▸ **YOUR INSTRUCTIONS**
Repeat the listing in full, preserving every character.
● ● ● ● ●
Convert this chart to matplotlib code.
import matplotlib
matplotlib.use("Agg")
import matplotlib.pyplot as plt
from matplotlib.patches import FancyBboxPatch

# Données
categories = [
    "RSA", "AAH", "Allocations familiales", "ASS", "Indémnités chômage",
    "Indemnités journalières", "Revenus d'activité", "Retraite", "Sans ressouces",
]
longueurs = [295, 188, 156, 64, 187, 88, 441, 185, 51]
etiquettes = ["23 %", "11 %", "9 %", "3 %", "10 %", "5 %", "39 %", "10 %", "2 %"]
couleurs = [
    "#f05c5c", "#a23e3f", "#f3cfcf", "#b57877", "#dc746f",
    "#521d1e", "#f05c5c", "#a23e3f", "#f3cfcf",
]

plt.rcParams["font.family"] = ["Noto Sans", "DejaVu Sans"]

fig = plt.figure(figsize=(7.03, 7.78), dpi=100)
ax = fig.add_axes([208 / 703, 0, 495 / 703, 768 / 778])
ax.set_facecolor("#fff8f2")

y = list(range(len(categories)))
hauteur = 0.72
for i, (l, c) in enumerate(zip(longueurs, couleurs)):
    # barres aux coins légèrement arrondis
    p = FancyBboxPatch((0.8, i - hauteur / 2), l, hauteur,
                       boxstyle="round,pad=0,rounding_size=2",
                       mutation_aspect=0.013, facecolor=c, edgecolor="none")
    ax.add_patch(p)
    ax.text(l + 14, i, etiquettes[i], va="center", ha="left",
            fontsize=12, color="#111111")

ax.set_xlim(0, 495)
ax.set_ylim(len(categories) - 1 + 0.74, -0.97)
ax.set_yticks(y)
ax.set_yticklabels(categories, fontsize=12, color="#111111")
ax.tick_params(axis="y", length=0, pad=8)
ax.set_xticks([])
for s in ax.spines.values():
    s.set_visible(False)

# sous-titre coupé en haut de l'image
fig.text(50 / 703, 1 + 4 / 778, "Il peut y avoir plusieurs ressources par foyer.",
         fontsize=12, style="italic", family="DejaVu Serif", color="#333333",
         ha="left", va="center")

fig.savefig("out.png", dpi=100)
● ● ● ● ●
▸ **RESULT**
Convert this chart to matplotlib code.
import matplotlib
matplotlib.use("Agg")
import matplotlib.pyplot as plt
from matplotlib.patches import FancyBboxPatch

# Données
categories = [
    "RSA", "AAH", "Allocations familiales", "ASS", "Indémnités chômage",
    "Indemnités journalières", "Revenus d'activité", "Retraite", "Sans ressouces",
]
longueurs = [295, 188, 156, 64, 187, 88, 441, 185, 51]
etiquettes = ["23 %", "11 %", "9 %", "3 %", "10 %", "5 %", "39 %", "10 %", "2 %"]
couleurs = [
    "#f05c5c", "#a23e3f", "#f3cfcf", "#b57877", "#dc746f",
    "#521d1e", "#f05c5c", "#a23e3f", "#f3cfcf",
]

plt.rcParams["font.family"] = ["Noto Sans", "DejaVu Sans"]

fig = plt.figure(figsize=(7.03, 7.78), dpi=100)
ax = fig.add_axes([208 / 703, 0, 495 / 703, 768 / 778])
ax.set_facecolor("#fff8f2")

y = list(range(len(categories)))
hauteur = 0.72
for i, (l, c) in enumerate(zip(longueurs, couleurs)):
    # barres aux coins légèrement arrondis
    p = FancyBboxPatch((0.8, i - hauteur / 2), l, hauteur,
                       boxstyle="round,pad=0,rounding_size=2",
                       mutation_aspect=0.013, facecolor=c, edgecolor="none")
    ax.add_patch(p)
    ax.text(l + 14, i, etiquettes[i], va="center", ha="left",
            fontsize=12, color="#111111")

ax.set_xlim(0, 495)
ax.set_ylim(len(categories) - 1 + 0.74, -0.97)
ax.set_yticks(y)
ax.set_yticklabels(categories, fontsize=12, color="#111111")
ax.tick_params(axis="y", length=0, pad=8)
ax.set_xticks([])
for s in ax.spines.values():
    s.set_visible(False)

# sous-titre coupé en haut de l'image
fig.text(50 / 703, 1 + 4 / 778, "Il peut y avoir plusieurs ressources par foyer.",
         fontsize=12, style="italic", family="DejaVu Serif", color="#333333",
         ha="left", va="center")

fig.savefig("out.png", dpi=100)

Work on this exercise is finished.